Plan for product placement with a clear planogram so staff can reset quickly after busy periods. A planogram is simply a diagram that shows where products live on shelves and fixtures, and it improves stock control and visual consistency (Wikipedia: Planogram). When stock turns fast, a published plan makes training easier and keeps the store looking like the brand you advertise online.
Fitouts that support local search and discovery
Physical design and local marketing work better when they are planned together. Add permanent NAP details (name, address, phone) to an interior wall near the counter so staff can photograph it for listing updates. Schedule quarterly photos of the entrance, counter, and seating to keep your Google Business Profile current. Use consistent category imagery so your store photos match the look and promises on your local pages.
Think about review flow. A tidy queue area with visible service standards and clear pricing reduces frustration, which often improves the tone of customer feedback. If you run events or tastings, build a simple, movable fixture that looks good in photos. Those photos help your local content surface in discovery searches like “best gift store near me” and “late-night chemist”.
Materials, compliance, and wayfinding that protect margins
Attractive design does not help if flooring fails or signage confuses. Choose durable finishes for the heaviest traffic paths and test how carts or trolleys roll on them. Install lighting that shows true product colour, then document replacement specs so stores avoid mismatched bulbs later. Confirm counter heights, ramp gradients, and manoeuvring clearances with your certifier before you order casework.
Wayfinding matters as much as style. Directional signs, category markers, and a readable store map reduce search time and staff interruptions. Good wayfinding, the practice of helping people orient and navigate a space, boosts throughput and reduces stress for customers and staff alike (Wikipedia: Wayfinding). Use the same typefaces and icon sets online and in store so your brand feels consistent across touchpoints.
Timeframes, budgets, and rollouts customers never notice
Great fitouts feel effortless to shoppers because the hard work happens before a single fixture lands on site. Build a programme that locks down lead times for joinery, refrigeration, lighting, and signage. Sequence noisy works after hours where possible. Confirm landlord approvals early to avoid late changes.
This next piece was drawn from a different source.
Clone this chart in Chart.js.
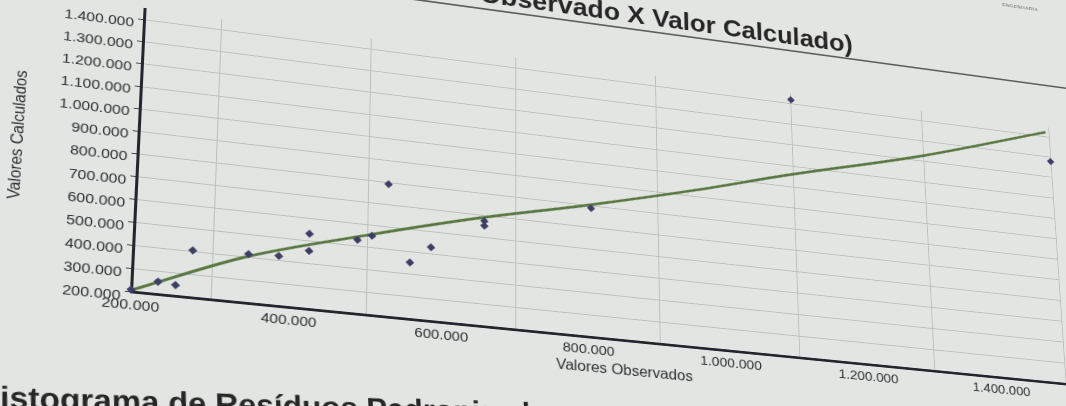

Multi-site retailers benefit from standardised joinery and fast install kits. That reduces time on site and makes maintenance predictable. Experienced partners coordinate drawings, procurement, trades, and safety paperwork so stores open on time and on budget, and staff return to a space that works from day one.
Office fitouts that mirror retail standards
If your head office or back-of-house looks and flows like your shops, training becomes easier. Use the same materials and signage conventions in meeting rooms and staff areas. Add storage and charging to reduce clutter. Keep collaboration areas acoustically separate from quiet work so teams can switch between tasks without losing focus.
When the office and shop share a design language, brand decisions move faster. Sample walls, small mock bays, and lighting demos let teams test ideas before a full rollout, which saves money and reduces risk.
Practical store readiness checklist
Use a short, repeatable checklist before opening or relaunching a site. It keeps teams honest and makes results easier to compare across locations.
- Sightlines from the door to the first focal display are clear
- Decompression zone is free of obstacles and pricing is visible
- Power wall features a new or high-margin range with supporting signage
- Queue is tidy, with small add-ons in reach and no cable clutter
- Photos of entrance, counter, and key categories are captured for listings
Photo by Antonio Sokic
Bringing fitout and marketing together
Top4’s audience knows that local visibility and strong reviews do not happen by chance. They come from spaces that are easy to enter, simple to navigate, and consistent with what people see online. Professional partners can close the gap between concept and completion so retail and office environments support both brand promises and day-to-day operations.
A well planned fitout earns attention in seconds, moves people through a clear loop, and makes it easy to buy. Pair that with disciplined local content and a reliable photo rhythm, and your store becomes easier to find, easier to love, and easier to run.